At the time, the firm said that it looked “forward to bringing the UK market live digital advice solutions for insurance, pensions and wealth in 2021”.
Donohoe added: “We made a strategic pivot about four years ago that focused on how to close the advice gap globally and what was the best way to tackle that rather than trying to do it ourselves as a robo.
“What we found was partnering with institutions and providing digital advice solutions through them that this was the best and fastest way to actually provide those services out the back end and hit the mass market.
“All jurisdictions are having the same advice gap challenge, it’s no different in Australia or UK, it’s all the same.
“We had the real benefit of getting to work with a tier-one bank in Ireland. When the guys asked me to come in on board, it allowed us to actually start from scratch, build a platform from the ground up, rather than actually use some legacy systems.
“When you design like that, you’re actually building for speed of implementation, configuration, things that actually help get you to a point.
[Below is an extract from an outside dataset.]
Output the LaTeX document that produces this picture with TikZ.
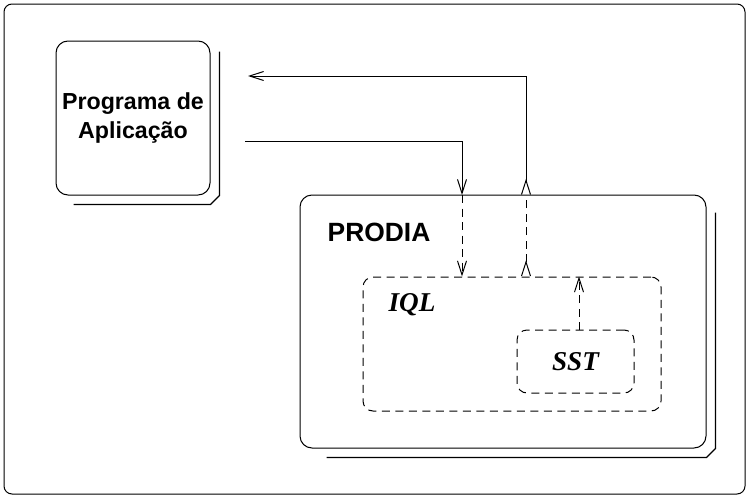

The very natural next step then is the UK market. It’s natural because of the language and the geography. But in actual fact, it’s probably one of the most advanced financial services marketplaces in the world as well.
“This is a good testbed. The opportunity in the UK, the institutions, the advice networks that are going on probably trumps most other jurisdictions globally.”
Missing pieces
Ignition Advice is looking to take on the likes of Wealth Wizards and Investcloud in the financial planning solution market.
So, what is the UK market missing?
“The industry is probably so far ahead of everybody else, it’s probably not what they’re missing,” Donohoe added. “They have a lot of what is out there, but they’re not connected.
“How do you connect these up? How do you create a seamless experience when you have a separate product engine, fulfilment engine, CRM system, client, portal and bank app?
“If we’re doing it from an engineering perspective, you’d use an API or something like that. There is no other advice platform that sits in the middle to pull all of that together and orchestrate how advice is delivered. It’s just how you connect it all.”
Future
Donohoe said that the firm’s success in the UK will “absolutely determine how successful we are in the rest of the world”.
“If we want to be the leading advice platform to institutions globally, we’ve got to do that in the UK,” he added. “We’ve got to be the leading player in the digital advice marketplace.
“It’s still relatively new. We would hope to be in some way supporting most of the leading advice firms within the UK within the next few years.”